| Dedispersion, the removal of deleterious smearing of impulsive signals caused by interstellar matter, is one of the most intensive processing steps in any radio survey for pulsars and fast transients. Thus for real-life pulsar and FRB surveys such as LOTAAS on LOFAR, ALERT on Apertif, and for the SKA, dedispersion accounts for a significant fraction of the required compute demands.
In our recent paper in Astronomy and Computing we present a study of the parallelization of this algorithm on many-core accelerators, including GPUs from AMD and NVIDIA (shown in the background in the Figure, above), and the Intel Xeon Phi. The team behind this paper consists of a mix of computer scientists and astronomers and includes ASTRON's Alessio Sclocco and Joeri van Leeuwen. Many-core accelerators, such as GPUs, can deliver performance that is orders of magnitude higher than traditional CPUs, resulting also in higher performance per watt and performance per dollar ratios. They are, however, more difficult to program and optimize, thus the focus of our work.
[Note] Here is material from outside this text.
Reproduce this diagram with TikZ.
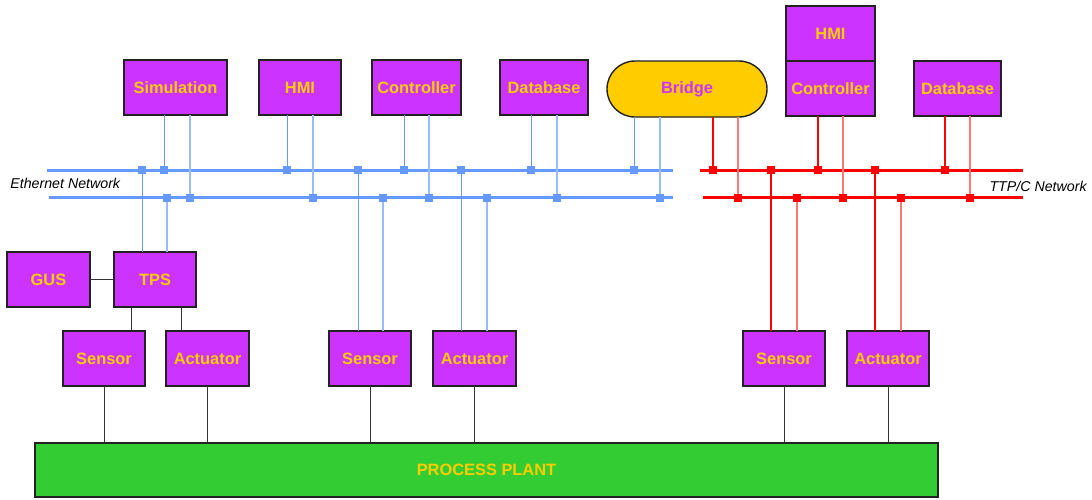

In our results, we find that dedispersion is an inherently memory-bound algorithm, which means that its performance is bound by the memory bandwidth of the platform used for execution, a resource scarcer than computational power. We also find we need to exploit auto-tuning, a technique to automatically select the best parameters for each execution, to adapt the same code to different accelerators, observations, and even telescopes.
In the figure we present two of the plots included in the paper. The plot on the left shows the performance of our dedispersion algorithm on different platforms. You can see that GPUs are faster than the Xeon Phi and traditional CPUs, and are able to compute thousands of DMs in real time. The plot on the right shows the shape of the optimization space of a particular instance. The point to take home there is that optimal configurations can be far from the average, and are thus difficult to predict without tuning.
To conclude, thanks to the contributions of our paper, dedispersion for ALERT will require only 50 GPUs.